## Objective
Print, word for word, the opening line of the data below and every line after it through the line that contains "const yTicks = [3645, 3650, 3655, 3660, 3665];", but not the pictures.

----------

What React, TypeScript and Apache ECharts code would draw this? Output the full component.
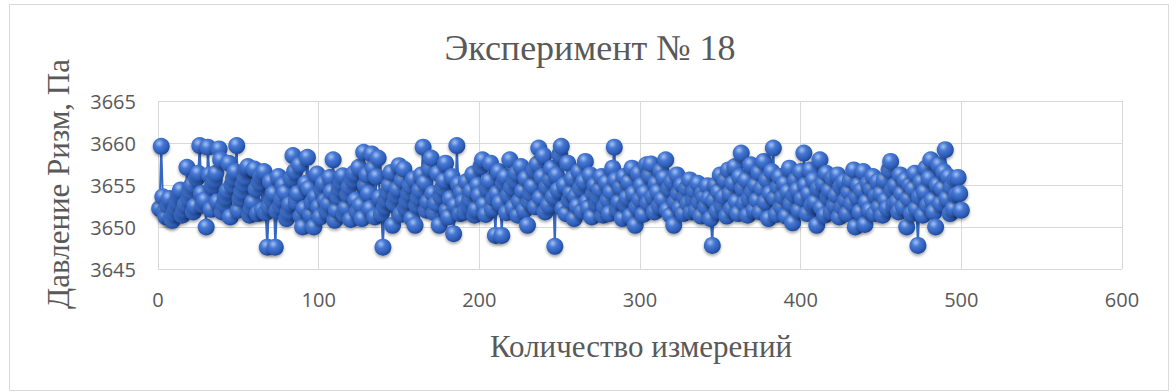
import React, { useEffect, useRef } from "react";
import * as echarts from "echarts";

const titleText = "Эксперимент № 18";
const xAxisName = "Количество измерений";
const yAxisName = "Давление Ризм, Па";

const xTicks = [0, 100, 200, 300, 400, 500, 600];
const yTicks = [3645, 3650, 3655, 3660, 3665];

const pressure: number[] = [
  3652.2, 3659.6, 3653.6, 3651.8, 3651.2, 3652.6, 3653.4, 3651.0, 3650.8, 3651.6,
  3652.3, 3653.0, 3653.8, 3654.4, 3651.4, 3652.0, 3652.7, 3657.1, 3653.4, 3654.2,
  3655.0, 3651.8, 3652.5, 3655.8, 3656.4, 3659.7, 3654.0, 3652.6, 3653.2, 3650.0,
  3659.5, 3656.2, 3652.1, 3654.9, 3655.6, 3656.4, 3653.0, 3659.3, 3658.0, 3651.8,
  3652.7, 3653.5, 3654.3, 3657.6, 3651.2, 3655.0, 3655.8, 3656.6, 3659.7, 3652.0,
  3653.4, 3654.2, 3655.1, 3655.9, 3656.8, 3657.2, 3651.4, 3652.2, 3653.0, 3656.9,
  3654.5, 3651.6, 3655.3, 3656.1, 3652.0, 3656.6, 3651.7, 3647.6, 3652.4, 3655.4,
  3653.2, 3654.0, 3647.6, 3651.9, 3656.0, 3652.5, 3653.3, 3655.0, 3654.1, 3651.0,
  3651.8, 3652.7, 3655.8, 3658.5, 3656.6, 3653.0, 3654.0, 3657.4, 3651.3, 3650.0,
  3652.2, 3655.2, 3658.3, 3654.6, 3651.5, 3652.9, 3650.0, 3653.6, 3656.3, 3652.4,
  3651.2, 3654.4, 3655.2, 3653.1, 3651.9, 3652.8, 3655.9, 3654.2, 3658.0, 3650.8,
  3652.0, 3653.6, 3654.5, 3655.3, 3656.1, 3651.5, 3652.3, 3653.9, 3654.8, 3650.9,
  3655.6, 3656.4, 3653.2, 3651.8, 3657.1, 3652.6, 3651.0, 3658.9, 3655.0, 3656.2,
  3654.0, 3652.2, 3658.7, 3657.0, 3651.2, 3656.0, 3658.2, 3653.5, 3651.6, 3647.6,
  3652.4, 3653.2, 3654.1, 3655.0, 3656.5, 3650.2, 3652.8, 3653.7, 3654.5, 3657.3,
  3651.5, 3655.6, 3656.9, 3652.3, 3653.1, 3654.0, 3654.9, 3651.0, 3655.7, 3650.2,
  3652.6, 3653.5, 3654.4, 3656.2, 3659.5, 3655.3, 3652.0, 3653.0, 3657.0, 3658.2,
  3654.0, 3651.7, 3652.8, 3656.4, 3650.2, 3653.7, 3654.6, 3655.5, 3657.6, 3652.0,
  3651.2, 3653.4, 3656.0, 3649.2, 3652.6, 3659.7, 3655.1, 3651.6, 3654.2, 3653.0,
  3651.8, 3655.4, 3652.5, 3653.3, 3654.3, 3656.3, 3651.4, 3652.1, 3655.0, 3653.8,
  3657.2, 3658.0, 3652.7, 3651.5, 3654.6, 3655.5, 3657.6, 3652.2, 3653.4, 3649.0,
  3654.0, 3656.6, 3652.9, 3649.0, 3655.2, 3656.0, 3651.7, 3653.8, 3658.0, 3654.7,
  3652.3, 3655.5, 3656.4, 3651.4, 3653.1, 3657.2, 3654.3, 3652.0, 3655.8, 3650.2,
  3653.0, 3654.0, 3654.9, 3656.8, 3652.4, 3657.5, 3659.4, 3653.5, 3656.0, 3658.5,
  3651.8, 3654.8, 3652.6, 3655.7, 3657.0, 3653.6, 3647.7, 3656.2, 3654.4, 3658.6,
  3659.6, 3652.2, 3655.0, 3651.6, 3657.6, 3653.2, 3654.1, 3655.8, 3651.0, 3653.7,
  3652.5, 3656.6, 3654.6, 3651.9, 3655.4, 3657.8, 3653.0, 3652.3, 3656.2, 3651.2,
  3654.0, 3655.0, 3652.8, 3653.6, 3654.5, 3656.0, 3651.4, 3652.4, 3655.3, 3653.2,
  3651.6, 3654.2, 3657.0, 3659.5, 3655.6, 3652.1, 3653.0, 3654.8, 3651.0, 3656.0,
  3652.7, 3653.5, 3655.4, 3651.3, 3657.0, 3654.0, 3650.2, 3652.4, 3656.4, 3653.3,
  3655.0, 3651.5, 3654.1, 3657.4, 3652.9, 3656.2, 3657.5, 3653.6, 3651.8, 3655.2,
  3654.2, 3652.5, 3656.7, 3653.3, 3655.9, 3658.0, 3652.0, 3654.6, 3651.4, 3655.4,
  3650.2, 3653.0, 3656.2, 3654.0, 3652.3, 3655.0, 3651.6, 3653.6, 3654.6, 3652.8,
  3655.6, 3651.8, 3653.3, 3654.3, 3652.0, 3655.2, 3653.0, 3651.3, 3654.0, 3653.6,
  3652.4, 3654.9, 3653.4, 3651.0, 3647.8, 3653.2, 3655.0, 3651.9, 3654.2, 3656.2,
  3652.6, 3653.6, 3655.6, 3651.3, 3656.8, 3654.0, 3652.2, 3655.2, 3657.2, 3653.0,
  3651.6, 3656.0, 3658.8, 3654.6, 3652.8, 3655.6, 3651.4, 3653.4, 3657.4, 3654.2,
  3652.0, 3655.0, 3653.2, 3656.5, 3651.8, 3654.6, 3657.8, 3653.0, 3655.6, 3651.0,
  3654.0, 3656.6, 3659.4, 3653.5, 3651.5, 3654.8, 3656.0, 3652.4, 3653.6, 3655.2,
  3651.3, 3654.2, 3657.0, 3652.8, 3650.5, 3653.8, 3655.6, 3654.4, 3652.0, 3656.6,
  3653.4, 3658.8, 3655.0, 3651.6, 3654.0, 3656.8, 3652.6, 3655.6, 3653.0, 3650.2,
  3654.6, 3658.0, 3652.3, 3655.2, 3651.4, 3656.4, 3653.6, 3654.4, 3651.8, 3655.8,
  3652.6, 3653.8, 3656.2, 3651.2, 3654.8, 3652.4, 3655.4, 3653.2, 3651.6, 3654.2,
  3655.6, 3652.8, 3656.8, 3650.0, 3653.6, 3655.0, 3651.8, 3654.4, 3656.6, 3650.3,
  3653.0, 3655.2, 3652.0, 3654.6, 3656.0, 3651.6, 3653.8, 3655.4, 3652.4, 3654.0,
  3651.4, 3655.6, 3653.2, 3652.2, 3656.8, 3657.8, 3654.4, 3652.6, 3655.0, 3653.0,
  3651.8, 3656.2, 3654.0, 3652.4, 3655.6, 3650.0, 3653.4, 3655.0, 3651.6, 3654.6,
  3656.4, 3652.2, 3647.8, 3653.6, 3655.4, 3651.4, 3654.2, 3657.0, 3652.6, 3655.8,
  3658.0, 3653.2, 3651.8, 3650.0, 3655.0, 3657.4, 3652.8, 3654.6, 3656.6, 3659.2,
  3653.4, 3656.0, 3651.6, 3654.8, 3652.2, 3655.6, 3653.8, 3655.9, 3654.0, 3652.0,
];

const measurementIndex: number[] = pressure.map((_, i) => i + 1);

export default function App() {
  const ref = useRef<HTMLDivElement>(null);

  useEffect(() => {
    if (!ref.current) return;
    const chart = echarts.init(ref.current, undefined, { renderer: "svg" });
    const labelFont = "'Open Sans', 'Liberation Sans', sans-serif";
    const serif = "'Liberation Serif', 'DejaVu Serif', serif";
    const grey = "#595959";
    const gridColor = "#d9d9d9";

    const ball = new echarts.graphic.RadialGradient(0.38, 0.32, 0.72, [
      { offset: 0, color: "#a4c2f3" },
      { offset: 0.35, color: "#4678d4" },
      { offset: 0.8, color: "#2a59b2" },
      { offset: 1, color: "#1b428c" },
    ]);

    chart.setOption({
      animation: false,
      backgroundColor: "#ffffff",
      grid: { left: 158, right: 54, top: 101, height: 168, containLabel: false },
      xAxis: {
        type: "value",
        min: xTicks[0],
        max: xTicks[xTicks.length - 1],
        interval: 100,
        axisLine: { show: false },
        axisTick: { show: false },
        splitLine: { show: true, lineStyle: { color: gridColor, width: 1 } },
        axisLabel: {
          color: grey,
          fontSize: 20,
          fontFamily: labelFont,
          margin: 20,
          formatter: (v: number) => String(v),
        },
      },
      yAxis: {
        type: "value",
        min: yTicks[0],
        max: yTicks[yTicks.length - 1],
        interval: 5,
        axisLine: { show: false },
        axisTick: { show: false },
        splitLine: { show: true, lineStyle: { color: gridColor, width: 1 } },
        axisLabel: {
          color: grey,
          fontSize: 20,
          fontFamily: labelFont,
          margin: 22,
          formatter: (v: number) => String(v),
        },
      },
      graphic: [
        {
          type: "rect",
          shape: { x: 9.5, y: 4.5, width: 1159, height: 386 },
          style: { fill: "none", stroke: gridColor, lineWidth: 1 },
          silent: true,
          z: -1,
        },
        {
          type: "text",
          x: 590,
          y: 48,
          style: {
            text: titleText,
            font: `36px ${serif}`,
            fill: grey,
            textAlign: "center",
            textVerticalAlign: "middle",
          },
        },
        {
          type: "text",
          x: 641,
          y: 346,
          style: {
            text: xAxisName,
            font: `31px ${serif}`,
            fill: grey,
            textAlign: "center",
            textVerticalAlign: "middle",
          },
        },
        {
          type: "text",
          x: 58,
          y: 184,
          rotation: Math.PI / 2,
          style: {
            text: yAxisName,
            font: `31px ${serif}`,
            fill: grey,
            textAlign: "center",
            textVerticalAlign: "middle",
          },
        },
      ],
      series: [
        {
          type: "line",
          data: measurementIndex.map((x, i) => [x, pressure[i]]),
          symbol: "circle",
          symbolSize: 17,
          showSymbol: true,
          showAllSymbol: true,
          lineStyle: { color: "#3567c4", width: 2 },
          itemStyle: {
            color: ball,
            shadowBlur: 3,
            shadowColor: "rgba(0,0,0,0.35)",
            shadowOffsetY: 2,
          },
          emphasis: { disabled: true },
        },
      ],
    });

    return () => chart.dispose();
  }, []);

  return (
    <div
      ref={ref}
      style={{ position: "absolute", left: 0, top: 0, width: 1176, height: 392 }}
    />
  );
}
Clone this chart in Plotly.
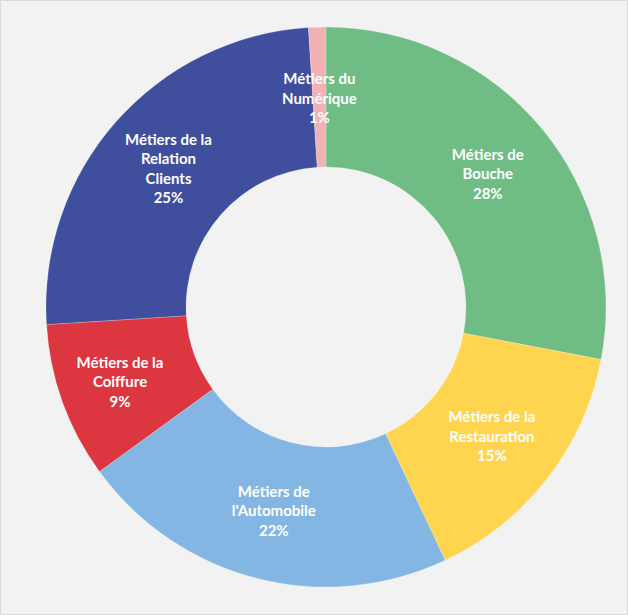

----------

## Result below
What React, TypeScript and Apache ECharts code would draw this? Output the full component.
import React, { useEffect, useRef } from "react";
import * as echarts from "echarts";

const titleText = "Эксперимент № 18";
const xAxisName = "Количество измерений";
const yAxisName = "Давление Ризм, Па";

const xTicks = [0, 100, 200, 300, 400, 500, 600];
const yTicks = [3645, 3650, 3655, 3660, 3665];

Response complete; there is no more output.